==== GIVEN MATERIAL ====
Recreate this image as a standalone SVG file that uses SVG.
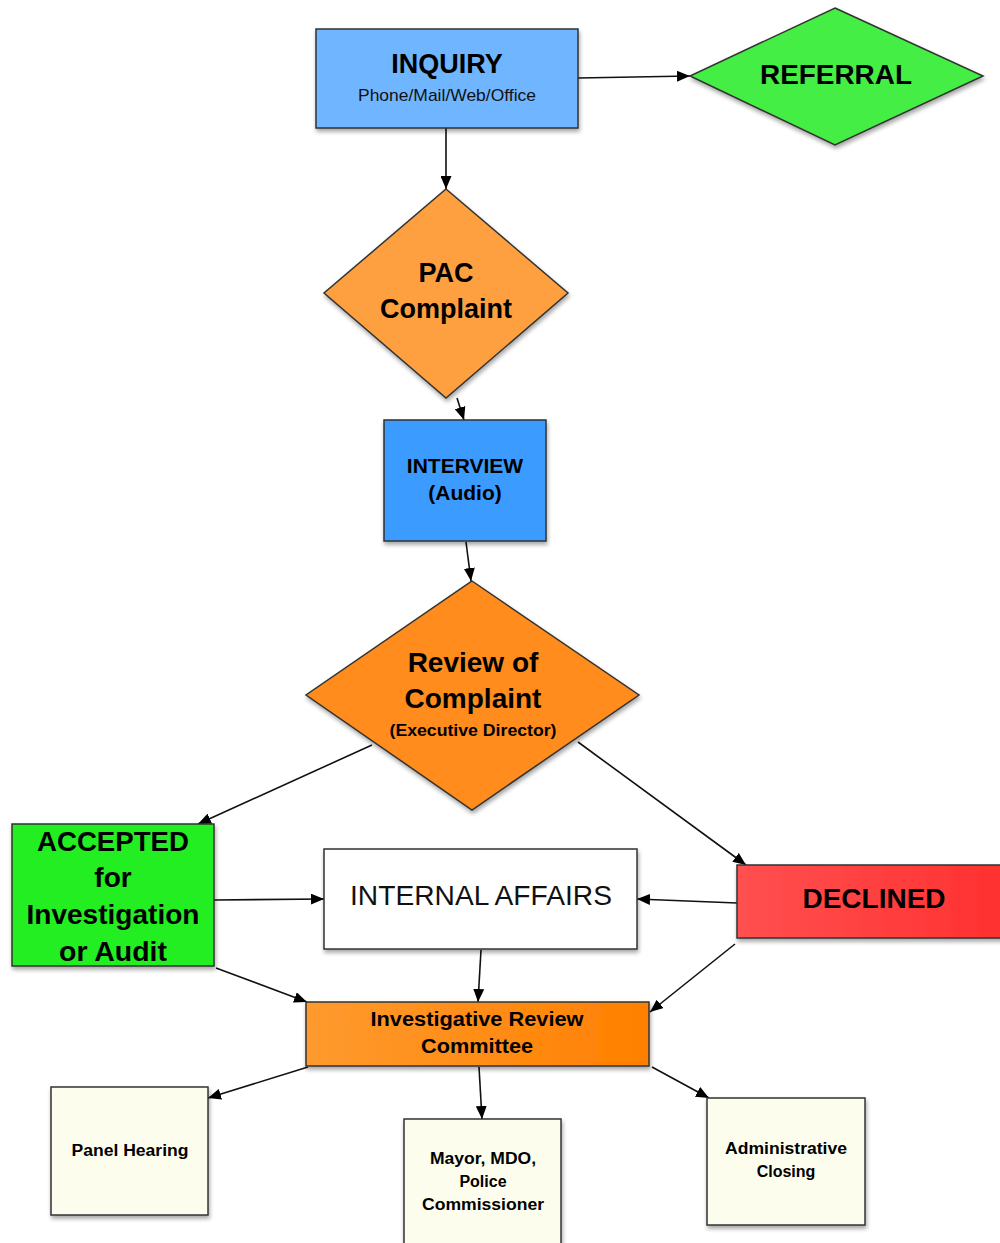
<svg xmlns="http://www.w3.org/2000/svg" width="1000" height="1243" viewBox="0 0 1000 1243">
<defs>
<marker id="ah" viewBox="0 0 13 11" refX="13" refY="5.5" markerWidth="13" markerHeight="11" markerUnits="userSpaceOnUse" orient="auto">
<path d="M0,0 L13,5.5 L0,11 Z" fill="#000"/>
</marker>
<filter id="sh" x="-10%" y="-10%" width="130%" height="130%">
<feGaussianBlur in="SourceAlpha" stdDeviation="2"/>
<feOffset dx="1" dy="3" result="b"/>
<feComponentTransfer><feFuncA type="linear" slope="0.35"/></feComponentTransfer>
<feMerge><feMergeNode/><feMergeNode in="SourceGraphic"/></feMerge>
</filter>
<linearGradient id="gOr" x1="0" y1="0" x2="1" y2="0"><stop offset="0" stop-color="#ff9a2e"/><stop offset="1" stop-color="#ff8000"/></linearGradient>
<linearGradient id="gRed" x1="0" y1="0" x2="1" y2="0"><stop offset="0" stop-color="#ff5050"/><stop offset="1" stop-color="#ff3030"/></linearGradient>
</defs>
<style>
.sh{stroke:#333;stroke-width:1.5;filter:url(#sh)}
.t{font-family:"Liberation Sans",Arial,sans-serif;font-weight:bold;fill:#000;text-anchor:middle}
.n{font-family:"Liberation Sans",Arial,sans-serif;fill:#111;text-anchor:middle}
.c{stroke:#111;stroke-width:1.6;fill:none;marker-end:url(#ah)}
</style>
<rect width="1000" height="1243" fill="#fff"/>
<g id="connectors">
<line class="c" x1="578" y1="78" x2="690" y2="76"/>
<line class="c" x1="446" y1="128" x2="446" y2="189"/>
<line class="c" x1="457" y1="398" x2="464" y2="420"/>
<line class="c" x1="466" y1="542" x2="471" y2="581"/>
<line class="c" x1="372" y1="745" x2="198" y2="824"/>
<line class="c" x1="578" y1="742" x2="746" y2="865"/>
<line class="c" x1="214" y1="900" x2="324" y2="899"/>
<line class="c" x1="737" y1="903" x2="637" y2="899"/>
<line class="c" x1="481" y1="950" x2="478" y2="1002"/>
<line class="c" x1="216" y1="968" x2="307" y2="1002"/>
<line class="c" x1="735" y1="944" x2="650" y2="1012"/>
<line class="c" x1="308" y1="1067" x2="208" y2="1098"/>
<line class="c" x1="479" y1="1067" x2="482" y2="1119"/>
<line class="c" x1="652" y1="1067" x2="709" y2="1098"/>
</g>
<g id="inquiry">
<rect class="sh" x="316" y="29" width="262" height="99" fill="#6fb5ff"/>
<text class="t" x="447" y="73" font-size="27">INQUIRY</text>
<text class="n" x="447" y="101" font-size="17" textLength="178" lengthAdjust="spacingAndGlyphs">Phone/Mail/Web/Office</text>
</g>
<g id="referral">
<polygon class="sh" points="835,8 983,76 835,145 690,76" fill="#44ee44"/>
<text class="t" x="836" y="84" font-size="27" textLength="152" lengthAdjust="spacingAndGlyphs">REFERRAL</text>
</g>
<g id="pac">
<polygon class="sh" points="446,189 568,293 446,398 324,293" fill="#ffa040"/>
<text class="t" x="446" y="282" font-size="27">PAC</text>
<text class="t" x="446" y="318" font-size="27">Complaint</text>
</g>
<g id="interview">
<rect class="sh" x="384" y="420" width="162" height="121" fill="#3a9bff"/>
<text class="t" x="465" y="473" font-size="21">INTERVIEW</text>
<text class="t" x="465" y="500" font-size="21">(Audio)</text>
</g>
<g id="review">
<polygon class="sh" points="472,581 639,695 472,810 306,695" fill="#ff8c1a"/>
<text class="t" x="473" y="672" font-size="28">Review of</text>
<text class="t" x="473" y="708" font-size="28">Complaint</text>
<text class="t" x="473" y="736" font-size="16" textLength="167" lengthAdjust="spacingAndGlyphs">(Executive Director)</text>
</g>
<g id="accepted">
<rect class="sh" x="12" y="824" width="202" height="142" fill="#22ee22"/>
<text class="t" x="113" y="851" font-size="28" textLength="152" lengthAdjust="spacingAndGlyphs">ACCEPTED</text>
<text class="t" x="113" y="887" font-size="28">for</text>
<text class="t" x="113" y="924" font-size="28" textLength="173" lengthAdjust="spacingAndGlyphs">Investigation</text>
<text class="t" x="113" y="961" font-size="28" textLength="108" lengthAdjust="spacingAndGlyphs">or Audit</text>
</g>
<g id="internal-affairs">
<rect class="sh" x="324" y="849" width="313" height="100" fill="#fff" stroke="#666"/>
<text class="n" x="481" y="905" font-size="28" textLength="262" lengthAdjust="spacingAndGlyphs">INTERNAL AFFAIRS</text>
</g>
<g id="declined">
<rect class="sh" x="737" y="865" width="270" height="73" fill="url(#gRed)"/>
<text class="t" x="874" y="908" font-size="27" textLength="143" lengthAdjust="spacingAndGlyphs">DECLINED</text>
</g>
<g id="irc">
<rect class="sh" x="306" y="1002" width="343" height="64" fill="url(#gOr)"/>
<text class="t" x="477" y="1026" font-size="20" textLength="213" lengthAdjust="spacingAndGlyphs">Investigative Review</text>
<text class="t" x="477" y="1053" font-size="20" textLength="112" lengthAdjust="spacingAndGlyphs">Committee</text>
</g>
<g id="panel-hearing">
<rect class="sh" x="51" y="1087" width="157" height="128" fill="#fdfdee" stroke="#555"/>
<text class="t" x="130" y="1156" font-size="16" textLength="117" lengthAdjust="spacingAndGlyphs">Panel Hearing</text>
</g>
<g id="mayor">
<rect class="sh" x="404" y="1119" width="157" height="130" fill="#fdfdee" stroke="#555"/>
<text class="t" x="483" y="1164" font-size="16" textLength="106" lengthAdjust="spacingAndGlyphs">Mayor, MDO,</text>
<text class="t" x="483" y="1187" font-size="16">Police</text>
<text class="t" x="483" y="1210" font-size="16" textLength="122" lengthAdjust="spacingAndGlyphs">Commissioner</text>
</g>
<g id="admin-closing">
<rect class="sh" x="707" y="1098" width="158" height="127" fill="#fdfdee" stroke="#555"/>
<text class="t" x="786" y="1154" font-size="16" textLength="122" lengthAdjust="spacingAndGlyphs">Administrative</text>
<text class="t" x="786" y="1177" font-size="16">Closing</text>
</g>
</svg>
====
> **PROBLEM DETAILS**: Set every line down exactly as written, leaving each picture out.

> **RESPONSE TO THE TASK**:
Recreate this image as a standalone SVG file that uses SVG.
<svg xmlns="http://www.w3.org/2000/svg" width="1000" height="1243" viewBox="0 0 1000 1243">
<defs>
<marker id="ah" viewBox="0 0 13 11" refX="13" refY="5.5" markerWidth="13" markerHeight="11" markerUnits="userSpaceOnUse" orient="auto">
<path d="M0,0 L13,5.5 L0,11 Z" fill="#000"/>
</marker>
<filter id="sh" x="-10%" y="-10%" width="130%" height="130%">
<feGaussianBlur in="SourceAlpha" stdDeviation="2"/>
<feOffset dx="1" dy="3" result="b"/>
<feComponentTransfer><feFuncA type="linear" slope="0.35"/></feComponentTransfer>
<feMerge><feMergeNode/><feMergeNode in="SourceGraphic"/></feMerge>
</filter>
<linearGradient id="gOr" x1="0" y1="0" x2="1" y2="0"><stop offset="0" stop-color="#ff9a2e"/><stop offset="1" stop-color="#ff8000"/></linearGradient>
<linearGradient id="gRed" x1="0" y1="0" x2="1" y2="0"><stop offset="0" stop-color="#ff5050"/><stop offset="1" stop-color="#ff3030"/></linearGradient>
</defs>
<style>
.sh{stroke:#333;stroke-width:1.5;filter:url(#sh)}
.t{font-family:"Liberation Sans",Arial,sans-serif;font-weight:bold;fill:#000;text-anchor:middle}
.n{font-family:"Liberation Sans",Arial,sans-serif;fill:#111;text-anchor:middle}
.c{stroke:#111;stroke-width:1.6;fill:none;marker-end:url(#ah)}
</style>
<rect width="1000" height="1243" fill="#fff"/>
<g id="connectors">
<line class="c" x1="578" y1="78" x2="690" y2="76"/>
<line class="c" x1="446" y1="128" x2="446" y2="189"/>
<line class="c" x1="457" y1="398" x2="464" y2="420"/>
<line class="c" x1="466" y1="542" x2="471" y2="581"/>
<line class="c" x1="372" y1="745" x2="198" y2="824"/>
<line class="c" x1="578" y1="742" x2="746" y2="865"/>
<line class="c" x1="214" y1="900" x2="324" y2="899"/>
<line class="c" x1="737" y1="903" x2="637" y2="899"/>
<line class="c" x1="481" y1="950" x2="478" y2="1002"/>
<line class="c" x1="216" y1="968" x2="307" y2="1002"/>
<line class="c" x1="735" y1="944" x2="650" y2="1012"/>
<line class="c" x1="308" y1="1067" x2="208" y2="1098"/>
<line class="c" x1="479" y1="1067" x2="482" y2="1119"/>
<line class="c" x1="652" y1="1067" x2="709" y2="1098"/>
</g>
<g id="inquiry">
<rect class="sh" x="316" y="29" width="262" height="99" fill="#6fb5ff"/>
<text class="t" x="447" y="73" font-size="27">INQUIRY</text>
<text class="n" x="447" y="101" font-size="17" textLength="178" lengthAdjust="spacingAndGlyphs">Phone/Mail/Web/Office</text>
</g>
<g id="referral">
<polygon class="sh" points="835,8 983,76 835,145 690,76" fill="#44ee44"/>
<text class="t" x="836" y="84" font-size="27" textLength="152" lengthAdjust="spacingAndGlyphs">REFERRAL</text>
</g>
<g id="pac">
<polygon class="sh" points="446,189 568,293 446,398 324,293" fill="#ffa040"/>
<text class="t" x="446" y="282" font-size="27">PAC</text>
<text class="t" x="446" y="318" font-size="27">Complaint</text>
</g>
<g id="interview">
<rect class="sh" x="384" y="420" width="162" height="121" fill="#3a9bff"/>
<text class="t" x="465" y="473" font-size="21">INTERVIEW</text>
<text class="t" x="465" y="500" font-size="21">(Audio)</text>
</g>
<g id="review">
<polygon class="sh" points="472,581 639,695 472,810 306,695" fill="#ff8c1a"/>
<text class="t" x="473" y="672" font-size="28">Review of</text>
<text class="t" x="473" y="708" font-size="28">Complaint</text>
<text class="t" x="473" y="736" font-size="16" textLength="167" lengthAdjust="spacingAndGlyphs">(Executive Director)</text>
</g>
<g id="accepted">
<rect class="sh" x="12" y="824" width="202" height="142" fill="#22ee22"/>
<text class="t" x="113" y="851" font-size="28" textLength="152" lengthAdjust="spacingAndGlyphs">ACCEPTED</text>
<text class="t" x="113" y="887" font-size="28">for</text>
<text class="t" x="113" y="924" font-size="28" textLength="173" lengthAdjust="spacingAndGlyphs">Investigation</text>
<text class="t" x="113" y="961" font-size="28" textLength="108" lengthAdjust="spacingAndGlyphs">or Audit</text>
</g>
<g id="internal-affairs">
<rect class="sh" x="324" y="849" width="313" height="100" fill="#fff" stroke="#666"/>
<text class="n" x="481" y="905" font-size="28" textLength="262" lengthAdjust="spacingAndGlyphs">INTERNAL AFFAIRS</text>
</g>
<g id="declined">
<rect class="sh" x="737" y="865" width="270" height="73" fill="url(#gRed)"/>
<text class="t" x="874" y="908" font-size="27" textLength="143" lengthAdjust="spacingAndGlyphs">DECLINED</text>
</g>
<g id="irc">
<rect class="sh" x="306" y="1002" width="343" height="64" fill="url(#gOr)"/>
<text class="t" x="477" y="1026" font-size="20" textLength="213" lengthAdjust="spacingAndGlyphs">Investigative Review</text>
<text class="t" x="477" y="1053" font-size="20" textLength="112" lengthAdjust="spacingAndGlyphs">Committee</text>
</g>
<g id="panel-hearing">
<rect class="sh" x="51" y="1087" width="157" height="128" fill="#fdfdee" stroke="#555"/>
<text class="t" x="130" y="1156" font-size="16" textLength="117" lengthAdjust="spacingAndGlyphs">Panel Hearing</text>
</g>
<g id="mayor">
<rect class="sh" x="404" y="1119" width="157" height="130" fill="#fdfdee" stroke="#555"/>
<text class="t" x="483" y="1164" font-size="16" textLength="106" lengthAdjust="spacingAndGlyphs">Mayor, MDO,</text>
<text class="t" x="483" y="1187" font-size="16">Police</text>
<text class="t" x="483" y="1210" font-size="16" textLength="122" lengthAdjust="spacingAndGlyphs">Commissioner</text>
</g>
<g id="admin-closing">
<rect class="sh" x="707" y="1098" width="158" height="127" fill="#fdfdee" stroke="#555"/>
<text class="t" x="786" y="1154" font-size="16" textLength="122" lengthAdjust="spacingAndGlyphs">Administrative</text>
<text class="t" x="786" y="1177" font-size="16">Closing</text>
</g>
</svg>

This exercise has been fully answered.